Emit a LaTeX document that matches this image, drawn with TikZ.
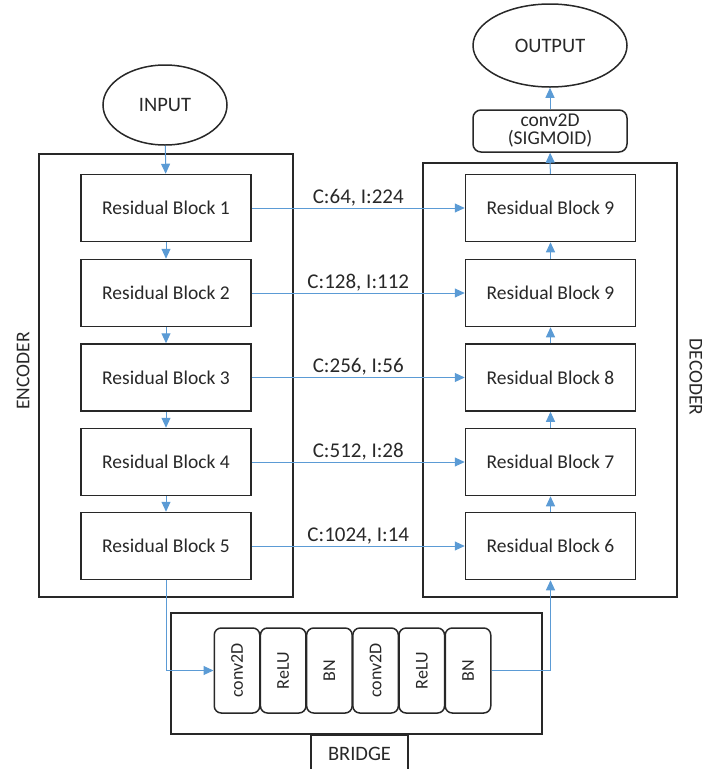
\documentclass[tikz,border=0pt]{standalone}
\usepackage{fontspec}
\setmainfont{Carlito}
\usepackage{tikz}
\usetikzlibrary{arrows.meta, shapes.geometric}
\usepackage{xcolor}
\definecolor{linkblue}{RGB}{91,155,213}
\definecolor{inkgray}{RGB}{40,40,40}

\begin{document}
\begin{tikzpicture}[x=1pt, y=-1pt,
  block/.style={rectangle, draw=inkgray, line width=1.5pt, minimum width=170pt,
                minimum height=67pt, inner sep=0pt, text=inkgray,
                font=\fontsize{19.5}{22}\selectfont},
  frame/.style={rectangle, draw=inkgray, line width=1.5pt, inner sep=0pt},
  term/.style={ellipse, draw=inkgray, line width=1.5pt, inner sep=0pt, text=inkgray,
               font=\fontsize{20.5}{22}\selectfont},
  layer/.style={rectangle, rounded corners=7pt, draw=inkgray, line width=1.5pt,
                minimum width=45.5pt, minimum height=85pt, inner sep=0pt, text=inkgray,
                font=\fontsize{18}{20}\selectfont},
  tag/.style={text=inkgray, font=\fontsize{19.5}{22}\selectfont, inner sep=0pt},
  link/.style={-{Triangle[length=10pt, width=9pt]}, draw=linkblue, line width=1pt},
  dim/.style={above, inner sep=1.5pt, text=inkgray, font=\fontsize{21}{22}\selectfont},
]
\useasboundingbox (0,0) rectangle (706,769);

% frames
\node[frame, minimum width=254pt, minimum height=443pt] (encoder) at (166, 375.5) {};
\node[frame, minimum width=254pt, minimum height=434pt] (decoder) at (550, 380) {};
\node[frame, minimum width=371pt, minimum height=121pt] (bridge)  at (356.5, 673.5) {};
\node[tag, rotate=90]  (enclabel) at (23, 371) {ENCODER};
\node[tag, rotate=-90] (declabel) at (696, 377) {DECODER};
\node[frame, minimum width=97pt, minimum height=38pt, text=inkgray,
      font=\fontsize{20.5}{22}\selectfont] (bridgelabel) at (359.5, 754) {BRIDGE};

% input / output
\node[term, minimum width=124pt, minimum height=80pt] (input)  at (165, 105) {INPUT};
\node[term, minimum width=154pt, minimum height=83pt] (output) at (550, 45.5) {OUTPUT};
\node[block, rounded corners=8pt, minimum width=154pt, minimum height=42pt, align=center,
      font=\fontsize{19.5}{18}\selectfont] (sigmoid) at (550, 131) {conv2D\\(SIGMOID)};

% encoder blocks
\node[block] (enc1) at (166, 208)   {Residual Block 1};
\node[block] (enc2) at (166, 293)   {Residual Block 2};
\node[block] (enc3) at (166, 377.5) {Residual Block 3};
\node[block] (enc4) at (166, 462)   {Residual Block 4};
\node[block] (enc5) at (166, 546)   {Residual Block 5};

% decoder blocks
\node[block] (dec1) at (550.5, 208)   {Residual Block 9};
\node[block] (dec2) at (550.5, 293)   {Residual Block 9};
\node[block] (dec3) at (550.5, 377.5) {Residual Block 8};
\node[block] (dec4) at (550.5, 462)   {Residual Block 7};
\node[block] (dec5) at (550.5, 546)   {Residual Block 6};

% bridge layers
\node[layer] (conva) at (237,   670.5) {\rotatebox{90}{conv2D}};
\node[layer] (relua) at (283.2, 670.5) {\rotatebox{90}{ReLU}};
\node[layer] (bna)   at (329.4, 670.5) {\rotatebox{90}{BN}};
\node[layer] (convb) at (375.6, 670.5) {\rotatebox{90}{conv2D}};
\node[layer] (relub) at (421.8, 670.5) {\rotatebox{90}{ReLU}};
\node[layer] (bnb)   at (468,   670.5) {\rotatebox{90}{BN}};

% connectors
\draw[link] (input) -- (enc1);
\draw[link] (enc1) -- (enc2);
\draw[link] (enc2) -- (enc3);
\draw[link] (enc3) -- (enc4);
\draw[link] (enc4) -- (enc5);
\draw[link] (enc5.south) |- (conva.west);
\draw[link] (bnb.east) -| (dec5.south);
\draw[link] (dec5) -- (dec4);
\draw[link] (dec4) -- (dec3);
\draw[link] (dec3) -- (dec2);
\draw[link] (dec2) -- (dec1);
\draw[link] (dec1) -- (sigmoid);
\draw[link] (sigmoid) -- (output);
\draw[link] (enc1.east) -- (dec1.west) node[midway, dim] {C:64, I:224};
\draw[link] (enc2.east) -- (dec2.west) node[midway, dim] {C:128, I:112};
\draw[link] (enc3.east) -- (dec3.west) node[midway, dim] {C:256, I:56};
\draw[link] (enc4.east) -- (dec4.west) node[midway, dim] {C:512, I:28};
\draw[link] (enc5.east) -- (dec5.west) node[midway, dim] {C:1024, I:14};
\end{tikzpicture}
\end{document}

==================================================

Restate the data above exactly, stripping out each image.

Answer to the task
Emit a LaTeX document that matches this image, drawn with TikZ.
\documentclass[tikz,border=0pt]{standalone}
\usepackage{fontspec}
\setmainfont{Carlito}
\usepackage{tikz}
\usetikzlibrary{arrows.meta, shapes.geometric}
\usepackage{xcolor}
\definecolor{linkblue}{RGB}{91,155,213}
\definecolor{inkgray}{RGB}{40,40,40}

\begin{document}
\begin{tikzpicture}[x=1pt, y=-1pt,
  block/.style={rectangle, draw=inkgray, line width=1.5pt, minimum width=170pt,
                minimum height=67pt, inner sep=0pt, text=inkgray,
                font=\fontsize{19.5}{22}\selectfont},
  frame/.style={rectangle, draw=inkgray, line width=1.5pt, inner sep=0pt},
  term/.style={ellipse, draw=inkgray, line width=1.5pt, inner sep=0pt, text=inkgray,
               font=\fontsize{20.5}{22}\selectfont},
  layer/.style={rectangle, rounded corners=7pt, draw=inkgray, line width=1.5pt,
                minimum width=45.5pt, minimum height=85pt, inner sep=0pt, text=inkgray,
                font=\fontsize{18}{20}\selectfont},
  tag/.style={text=inkgray, font=\fontsize{19.5}{22}\selectfont, inner sep=0pt},
  link/.style={-{Triangle[length=10pt, width=9pt]}, draw=linkblue, line width=1pt},
  dim/.style={above, inner sep=1.5pt, text=inkgray, font=\fontsize{21}{22}\selectfont},
]
\useasboundingbox (0,0) rectangle (706,769);

% frames
\node[frame, minimum width=254pt, minimum height=443pt] (encoder) at (166, 375.5) {};
\node[frame, minimum width=254pt, minimum height=434pt] (decoder) at (550, 380) {};
\node[frame, minimum width=371pt, minimum height=121pt] (bridge)  at (356.5, 673.5) {};
\node[tag, rotate=90]  (enclabel) at (23, 371) {ENCODER};
\node[tag, rotate=-90] (declabel) at (696, 377) {DECODER};
\node[frame, minimum width=97pt, minimum height=38pt, text=inkgray,
      font=\fontsize{20.5}{22}\selectfont] (bridgelabel) at (359.5, 754) {BRIDGE};

% input / output
\node[term, minimum width=124pt, minimum height=80pt] (input)  at (165, 105) {INPUT};
\node[term, minimum width=154pt, minimum height=83pt] (output) at (550, 45.5) {OUTPUT};
\node[block, rounded corners=8pt, minimum width=154pt, minimum height=42pt, align=center,
      font=\fontsize{19.5}{18}\selectfont] (sigmoid) at (550, 131) {conv2D\\(SIGMOID)};

% encoder blocks
\node[block] (enc1) at (166, 208)   {Residual Block 1};
\node[block] (enc2) at (166, 293)   {Residual Block 2};
\node[block] (enc3) at (166, 377.5) {Residual Block 3};
\node[block] (enc4) at (166, 462)   {Residual Block 4};
\node[block] (enc5) at (166, 546)   {Residual Block 5};

% decoder blocks
\node[block] (dec1) at (550.5, 208)   {Residual Block 9};
\node[block] (dec2) at (550.5, 293)   {Residual Block 9};
\node[block] (dec3) at (550.5, 377.5) {Residual Block 8};
\node[block] (dec4) at (550.5, 462)   {Residual Block 7};
\node[block] (dec5) at (550.5, 546)   {Residual Block 6};

% bridge layers
\node[layer] (conva) at (237,   670.5) {\rotatebox{90}{conv2D}};
\node[layer] (relua) at (283.2, 670.5) {\rotatebox{90}{ReLU}};
\node[layer] (bna)   at (329.4, 670.5) {\rotatebox{90}{BN}};
\node[layer] (convb) at (375.6, 670.5) {\rotatebox{90}{conv2D}};
\node[layer] (relub) at (421.8, 670.5) {\rotatebox{90}{ReLU}};
\node[layer] (bnb)   at (468,   670.5) {\rotatebox{90}{BN}};

% connectors
\draw[link] (input) -- (enc1);
\draw[link] (enc1) -- (enc2);
\draw[link] (enc2) -- (enc3);
\draw[link] (enc3) -- (enc4);
\draw[link] (enc4) -- (enc5);
\draw[link] (enc5.south) |- (conva.west);
\draw[link] (bnb.east) -| (dec5.south);
\draw[link] (dec5) -- (dec4);
\draw[link] (dec4) -- (dec3);
\draw[link] (dec3) -- (dec2);
\draw[link] (dec2) -- (dec1);
\draw[link] (dec1) -- (sigmoid);
\draw[link] (sigmoid) -- (output);
\draw[link] (enc1.east) -- (dec1.west) node[midway, dim] {C:64, I:224};
\draw[link] (enc2.east) -- (dec2.west) node[midway, dim] {C:128, I:112};
\draw[link] (enc3.east) -- (dec3.west) node[midway, dim] {C:256, I:56};
\draw[link] (enc4.east) -- (dec4.west) node[midway, dim] {C:512, I:28};
\draw[link] (enc5.east) -- (dec5.west) node[midway, dim] {C:1024, I:14};
\end{tikzpicture}
\end{document}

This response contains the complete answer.